We do not think the provisions pertaining to levy of service tax on hire purchase or lease transactions is in anyway different from the service tax authorised for the large number of transactions under the Finance Act 1994, the Constitutional validity of which are upheld by the Supreme Court in the decisions above referred. Since incidence of service tax is not on sale of goods or deemed sale of goods pertaining to leasing and hire purchase transactions covered by clauses (c) and (d) of Article 366(29A) of the Constitution of India, we uphold the authority of Parliament to authorise levy of service tax on banking and other financial services including equipment leasing and hire-purchase. 7. The next ground raised by the petitioners is that the impugned provisions are discriminatory and violative of Articles 14 and 19(1)(g) of the Constitution of India.
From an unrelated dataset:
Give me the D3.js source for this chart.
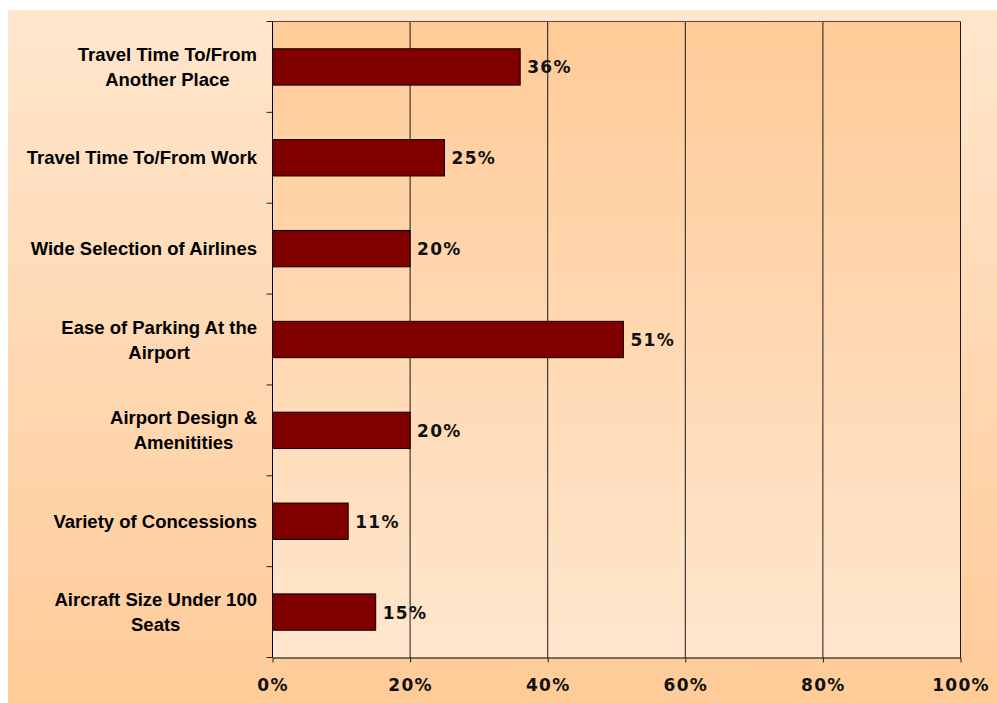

We do not find any substance in this ground because the legislation applies to all engaged in banking and other financial services and is not confined to members of the first petitioner-association. In fact, banking companies in the Public Sector are also liable to pay service tax on financial leasing service including equipment leasing and hire purchase. Since petitioners have not established the parties engaged in same business who are left out and how they are discriminated, we reject this contention. Similarly provisions on service tax do not take away or create any unreasonable restriction on the fundamental rights of members of the first petitioner-association including petitioners 2 and 3 to carry on business. Therefore, the allegation of violation of Article 19(1)(g) also does not merit consideration. Consequently we dismiss the Writ Petition.